Nigeria’s Niger Delta Power Holding Company has completed the second phase of its 2026 Insurance Risk Engineering Survey at two of its flagship power stations, the Omotosho plant in Ondo State and the Sapele facility in Delta State, as the state-owned generator steps up efforts to align its assets with international safety standards and bolster its standing with global underwriters.
The assessments, which concluded on Friday, 13 February, were conducted in partnership with international insurance partners and spanned equipment condition reviews, operational safety audits, maintenance protocols, and environmental risk evaluations. The exercises form part of a rolling programme across NDPHC’s generation fleet, which was built under the National Integrated Power Project, a federal government initiative aimed at closing Nigeria’s persistent electricity supply gap.
The completion of the survey represents a notable milestone for a company that has long faced scrutiny over plant availability and the structural fragilities of Nigeria’s power grid.
For NDPHC, demonstrating credible risk governance is as much about maintaining competitive insurance terms as it is about operational discipline, a dual imperative that company executives were keen to underscore.
“Periodic risk engineering evaluations are essential to safeguarding the company’s investments and ensuring sustainable power generation in line with global best practices,” said Omololu Agoro, NDPHC’s executive director for finance and accounts, who represented management at a feedback session held following the conclusion of the exercise. Agoro added that findings from the survey would feed into the company’s continuous improvement framework, with a particular focus on improving plant availability and refining maintenance scheduling.

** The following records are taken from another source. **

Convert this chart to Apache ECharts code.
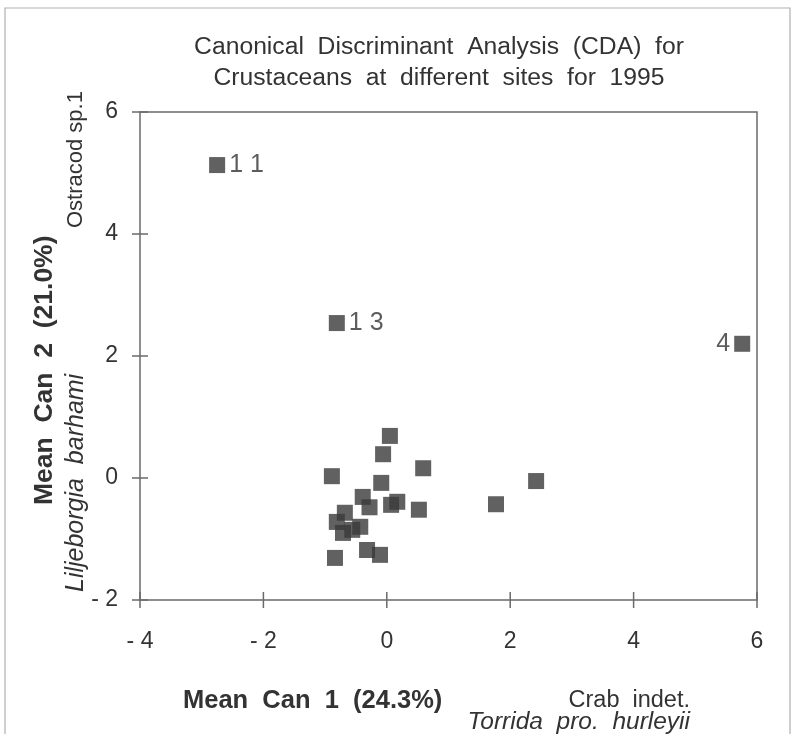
<!DOCTYPE html>
<html>
<head>
<meta charset="utf-8">
<script src="https://cdn.jsdelivr.net/npm/echarts@6/dist/echarts.min.js"></script>
<style>
  html, body { margin: 0; padding: 0; background: #fff; }
  #chart { width: 793px; height: 734px; }
</style>
</head>
<body>
<div id="chart"></div>
<script>
// Canonical scores (Mean Can 1, Mean Can 2) for each site, 1995
const siteCan1 = [-2.75, -0.81, 5.76, 0.05, -0.06, 0.59, -0.89, -0.09, -0.39, -0.28, 0.07, 0.17, 0.52,
                  -0.68, -0.81, -0.43, -0.56, -0.71, -0.32, -0.11, -0.84, 1.77, 2.42];
const siteCan2 = [5.13, 2.54, 2.20, 0.69, 0.39, 0.16, 0.03, -0.08, -0.31, -0.48, -0.44, -0.39, -0.52,
                  -0.57, -0.72, -0.80, -0.85, -0.90, -1.18, -1.26, -1.31, -0.43, -0.05];
const siteNames = ['1 1', '1 3', '4', '', '', '', '', '', '', '', '', '', '',
                   '', '', '', '', '', '', '', '', '', ''];

const xTickValues = [-4, -2, 0, 2, 4, 6];
const xTickLabels = ['- 4', '- 2', '0', '2', '4', '6'];
const yTickValues = [-2, 0, 2, 4, 6];
const yTickLabels = ['- 2', '0', '2', '4', '6'];

const X_MIN = -4, X_MAX = 6, Y_MIN = -2, Y_MAX = 6;

const FONT = '"Liberation Sans", Arial, sans-serif';
const INK = '#333333';
const AXIS = '#6a6a6a';
const TICK_HALF = 8;   // ticks cross the frame, half inside and half outside

const points = siteCan1.map((x, i) => ({
  value: [x, siteCan2[i]],
  label: {
    show: siteNames[i] !== '',
    formatter: siteNames[i],
    position: siteNames[i] === '4' ? 'left' : 'right',
    distance: 4
  }
}));

const tickText = (vals, labels) => v => {
  const k = vals.indexOf(v);
  return k >= 0 ? labels[k] : '';
};

// crossing tick marks, placed through the axis scales
const crossTicks = (values, onX) => ({
  type: 'custom',
  silent: true,
  clip: false,
  z: 3,
  data: values.map(v => [v]),
  renderItem: (params, api) => {
    const v = api.value(0);
    const p = onX ? api.coord([v, Y_MIN]) : api.coord([X_MIN, v]);
    const shape = onX
      ? { x1: p[0], y1: p[1] - TICK_HALF, x2: p[0], y2: p[1] + TICK_HALF }
      : { x1: p[0] - TICK_HALF, y1: p[1], x2: p[0] + TICK_HALF, y2: p[1] };
    return { type: 'line', shape, style: { stroke: AXIS, lineWidth: 1.5 } };
  }
});

const chart = echarts.init(document.getElementById('chart'), null, { renderer: 'canvas' });

chart.setOption({
  animation: false,
  backgroundColor: '#fff',
  title: {
    text: 'Canonical  Discriminant  Analysis  (CDA)  for\nCrustaceans  at  different  sites  for  1995',
    left: 434,
    textAlign: 'center',
    top: 27,
    textStyle: { fontFamily: FONT, fontSize: 24.7, fontWeight: 'normal', color: INK, lineHeight: 31 }
  },
  // the grid border is the plot frame
  grid: {
    left: 140, right: 36, top: 112, bottom: 134,
    show: true, borderColor: AXIS, borderWidth: 1.5, backgroundColor: 'transparent'
  },
  xAxis: {
    type: 'value', min: X_MIN, max: X_MAX, interval: 2,
    axisLine: { show: false, onZero: false },
    axisTick: { show: false },
    splitLine: { show: false },
    axisLabel: {
      formatter: tickText(xTickValues, xTickLabels),
      margin: 30, fontFamily: FONT, fontSize: 23, color: INK
    }
  },
  yAxis: {
    type: 'value', min: Y_MIN, max: Y_MAX, interval: 2,
    axisLine: { show: false, onZero: false },
    axisTick: { show: false },
    splitLine: { show: false },
    axisLabel: {
      formatter: tickText(yTickValues, yTickLabels),
      margin: 22, fontFamily: FONT, fontSize: 23, color: INK
    }
  },
  series: [{
    type: 'scatter',
    symbol: 'rect',
    symbolSize: 16,
    itemStyle: { color: '#3a3a3a' },
    label: { fontFamily: FONT, fontSize: 25, color: INK },
    z: 4,
    data: points
  }, crossTicks(xTickValues, true), crossTicks(yTickValues, false)],
  graphic: [
    // sheet border
    { type: 'polyline', shape: { points: [[5, 734], [5, 8], [790, 8], [790, 734]] },
      style: { stroke: '#b0b0b0', lineWidth: 1.2, fill: null } },
    // x axis titles
    { type: 'text', x: 183, y: 701,
      style: { text: 'Mean  Can  1  (24.3%)', fontFamily: FONT, fontSize: 25.5, fontWeight: 'bold', fill: INK,
               align: 'left', verticalAlign: 'middle' } },
    { type: 'text', x: 690, y: 701,
      style: { text: 'Crab  indet.', fontFamily: FONT, fontSize: 23.5, fill: INK,
               align: 'right', verticalAlign: 'middle' } },
    { type: 'text', x: 690, y: 722,
      style: { text: 'Torrida  pro.  hurleyii', fontFamily: FONT, fontSize: 24.5, fontStyle: 'italic', fill: INK,
               align: 'right', verticalAlign: 'middle' } },
    // y axis titles
    { type: 'text', x: 45, y: 505, rotation: Math.PI / 2,
      style: { text: 'Mean  Can  2  (21.0%)', fontFamily: FONT, fontSize: 26.5, fontWeight: 'bold', fill: INK,
               align: 'left', verticalAlign: 'middle' } },
    { type: 'text', x: 76, y: 592, rotation: Math.PI / 2,
      style: { text: 'Liljeborgia  barhami', fontFamily: FONT, fontSize: 25, fontStyle: 'italic', fill: INK,
               align: 'left', verticalAlign: 'middle' } },
    { type: 'text', x: 76, y: 228, rotation: Math.PI / 2,
      style: { text: 'Ostracod sp.1', fontFamily: FONT, fontSize: 22, fill: INK,
               align: 'left', verticalAlign: 'middle' } }
  ]
});
</script>
</body>
</html>
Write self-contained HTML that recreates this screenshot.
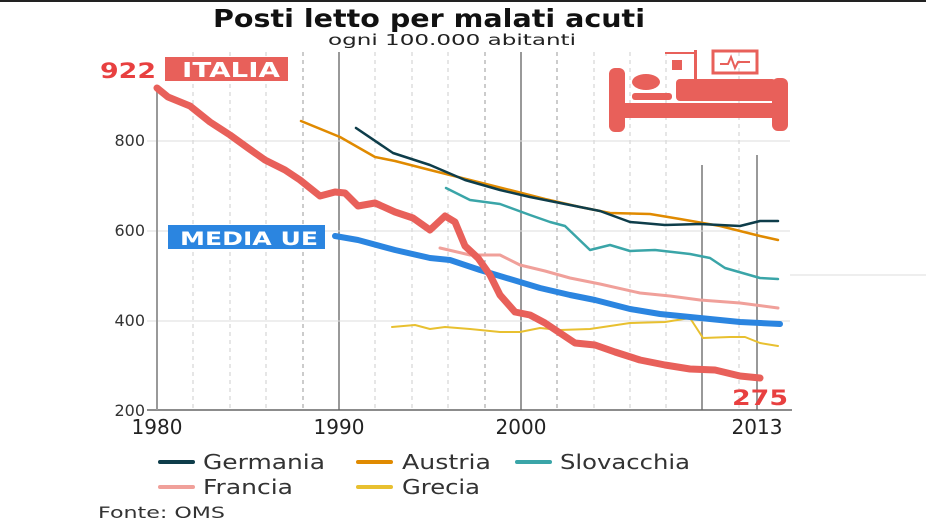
<!DOCTYPE html><html><head><style>body{margin:0;background:#fff}svg{display:block;font-family:"DejaVu Sans","Liberation Sans",sans-serif}</style></head><body>
<svg width="926" height="529" viewBox="0 0 926 529">
<rect x="0" y="0" width="926" height="2" fill="#222"/>
<text x="213" y="27" font-size="25" font-weight="bold" fill="#111" textLength="432" lengthAdjust="spacingAndGlyphs">Posti letto per malati acuti</text>
<text x="328" y="45" font-size="15" fill="#222" textLength="248" lengthAdjust="spacingAndGlyphs">ogni 100.000 abitanti</text>
<g stroke="#ccc" stroke-width="1" stroke-dasharray="4,4">
<line x1="193" y1="52" x2="193" y2="410"/><line x1="230" y1="52" x2="230" y2="410"/><line x1="266" y1="52" x2="266" y2="410"/>
<line x1="375" y1="52" x2="375" y2="410"/><line x1="412" y1="52" x2="412" y2="410"/><line x1="448" y1="52" x2="448" y2="410"/>
<line x1="594" y1="52" x2="594" y2="410"/><line x1="630" y1="52" x2="630" y2="410"/><line x1="666" y1="52" x2="666" y2="410"/><line x1="739" y1="52" x2="739" y2="410"/>
</g>
<g stroke="#999" stroke-width="1" stroke-dasharray="4,4">
<line x1="303" y1="52" x2="303" y2="410"/><line x1="485" y1="52" x2="485" y2="410"/><line x1="557" y1="52" x2="557" y2="410"/>
</g>
<g stroke="#999" stroke-width="2">
<line x1="339" y1="52" x2="339" y2="410"/><line x1="521" y1="52" x2="521" y2="410"/><line x1="702" y1="165" x2="702" y2="410"/><line x1="757" y1="155" x2="757" y2="410"/>
</g>
<g stroke="#ddd" stroke-width="1"><line x1="147" y1="141" x2="790" y2="141"/><line x1="147" y1="231" x2="790" y2="231"/><line x1="147" y1="321" x2="790" y2="321"/><line x1="790" y1="275" x2="926" y2="275"/></g>
<line x1="147" y1="410" x2="792" y2="410" stroke="#666" stroke-width="1.5"/>
<line x1="157" y1="88" x2="157" y2="410" stroke="#999" stroke-width="2"/>
<g font-size="16" fill="#333" text-anchor="end"><text x="145" y="146">800</text><text x="145" y="236">600</text><text x="145" y="326">400</text><text x="145" y="416">200</text></g>
<g font-size="20" fill="#222" text-anchor="middle"><text x="157" y="434">1980</text><text x="339" y="434">1990</text><text x="521" y="434">2000</text><text x="757" y="434">2013</text></g>
<g fill="none" stroke-linecap="round" stroke-linejoin="round">
<polyline stroke="#e8c030" stroke-width="2" points="392,327 415,325 430,329 445,327 470,329 500,332 520,332 540,328 560,330 590,329 630,323 665,322 690,318 703,338 730,337 745,337 760,343 778,346"/>
<polyline stroke="#f0a09a" stroke-width="3" points="440,248 470,255 500,255 520,265 545,271 570,278 600,284 640,293 670,296 700,300 740,303 778,308"/>
<polyline stroke="#3aa5a8" stroke-width="2.5" points="446,188 470,200 500,204 530,215 550,222 565,226 590,250 610,245 630,251 655,250 690,254 710,258 725,268 760,278 778,279"/>
<polyline stroke="#e08a00" stroke-width="2.5" points="301,121 340,137 375,157 395,161 430,170 470,180 510,190 545,199 580,207 610,213 650,214 680,219 720,226 760,236 778,240"/>
<polyline stroke="#0e3d4a" stroke-width="2.5" points="356,128 393,153 430,165 465,180 500,190 530,197 570,205 600,211 630,222 665,225 700,224 740,226 760,221 778,221"/>
<polyline stroke="#2b85e0" stroke-width="6" points="335,236 358,240 395,250 430,258 450,260 480,270 510,279 540,288 570,295 595,300 630,309 660,314 700,318 740,322 780,324"/>
<polyline stroke="#e8605a" stroke-width="7" points="157,88 168,97 190,106 210,122 230,135 248,148 265,160 285,170 300,180 320,196 335,192 345,193 358,206 375,203 395,212 413,218 430,230 445,216 455,222 465,246 478,258 490,275 500,295 515,312 530,315 545,323 560,333 575,343 595,345 615,352 640,360 665,365 690,369 715,370 740,376 760,378"/>
</g>
<text x="100" y="78" font-size="21" font-weight="bold" fill="#e84040" textLength="56" lengthAdjust="spacingAndGlyphs">922</text>
<rect x="165" y="57" width="123" height="24" fill="#e8605a"/>
<text x="182" y="77" font-size="20" font-weight="bold" fill="#fff" textLength="98" lengthAdjust="spacingAndGlyphs">ITALIA</text>
<rect x="168" y="225" width="157" height="24" fill="#2b85e0"/>
<text x="180" y="245" font-size="19" font-weight="bold" fill="#fff" textLength="138" lengthAdjust="spacingAndGlyphs">MEDIA UE</text>
<text x="732" y="405" font-size="21" font-weight="bold" fill="#e84040" textLength="56" lengthAdjust="spacingAndGlyphs">275</text>
<g fill="#e8605a">
<rect x="609" y="68" width="16" height="64" rx="6"/><rect x="772" y="78" width="16" height="53" rx="6"/>
<rect x="609" y="103" width="179" height="15"/>
<ellipse cx="646" cy="82" rx="14" ry="8"/><rect x="632" y="93" width="40" height="7" rx="3"/>
<rect x="676" y="79" width="100" height="22" rx="4"/>
<rect x="672" y="60" width="10" height="10"/><rect x="694" y="50" width="3" height="30"/><rect x="665" y="52" width="30" height="2"/>
</g>
<rect x="713" y="51" width="44" height="22" fill="none" stroke="#e8605a" stroke-width="3"/>
<polyline points="720,64 728,64 731,57 735,68 738,62 750,62" fill="none" stroke="#e8605a" stroke-width="2"/>
<g stroke-width="4" stroke-linecap="round">
<line x1="160" y1="462" x2="193" y2="462" stroke="#0e3d4a"/><line x1="358" y1="462" x2="391" y2="462" stroke="#e08a00"/><line x1="517" y1="462" x2="550" y2="462" stroke="#3aa5a8"/>
<line x1="160" y1="487" x2="193" y2="487" stroke="#f0a09a"/><line x1="358" y1="487" x2="391" y2="487" stroke="#e8c030"/>
</g>
<g font-size="20" fill="#333"><text x="203" y="469" textLength="122" lengthAdjust="spacingAndGlyphs">Germania</text><text x="402" y="469" textLength="89" lengthAdjust="spacingAndGlyphs">Austria</text><text x="560" y="469" textLength="130" lengthAdjust="spacingAndGlyphs">Slovacchia</text><text x="203" y="494" textLength="90" lengthAdjust="spacingAndGlyphs">Francia</text><text x="402" y="494" textLength="78" lengthAdjust="spacingAndGlyphs">Grecia</text></g>
<text x="98" y="518" font-size="16" fill="#333" textLength="127" lengthAdjust="spacingAndGlyphs">Fonte: OMS</text>
</svg></body></html>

The completion of on-site inspections at Omotosho and Sapele follows an earlier phase of the 2026 programme, suggesting NDPHC is accelerating the cadence of its risk assessments, a move that analysts say could support efforts to secure more favourable coverage terms in a tightening global energy insurance market. Power sector assets in developing markets have faced increasing scrutiny from underwriters sensitive to governance shortfalls and chronic underinvestment in maintenance.
The feedback session was also the occasion for a valedictory ceremony marking the retirement of Mike Corbett, a risk engineering specialist at Zurich Insurance Group in the United Kingdom, who has worked alongside NDPHC for 13 years. His departure drew warm tributes from management and plant personnel, who credited him with materially raising the company’s risk engineering standards over more than a decade of collaboration.
Corbett’s tenure encompassed multiple inspection cycles across NDPHC’s generation facilities, work that participants said had improved regulatory and insurer confidence in the company’s asset base. His exit underscores a broader challenge for Nigerian power companies seeking to cultivate deep technical partnerships with international counterparts — relationships that take years to build but provide crucial access to global insurance markets and risk mitigation expertise.
NDPHC, which manages a portfolio of gas-fired power plants procured under the NIPP scheme, occupies an unusual position in Nigeria’s electricity sector. Fully owned by the federal government through the Niger Delta Power Holding Company, it has thus far been excluded from the privatisation programme that transferred most generation and distribution assets to private hands under the 2013 power sector reforms. That ownership structure has given the company greater operational continuity but has also insulated it, critics say insufficiently, from the commercial disciplines that private operators face.
Nigeria generates well below its installed capacity of roughly 13,000 megawatts, with actual dispatch typically constrained to between 4,000 and 5,000 megawatts by gas supply shortages, grid instability, and distribution bottlenecks. Against that backdrop, NDPHC’s investment in rigorous risk engineering surveys signals an attempt to position its plants as dependable anchors in a sector where reliability remains the defining challenge.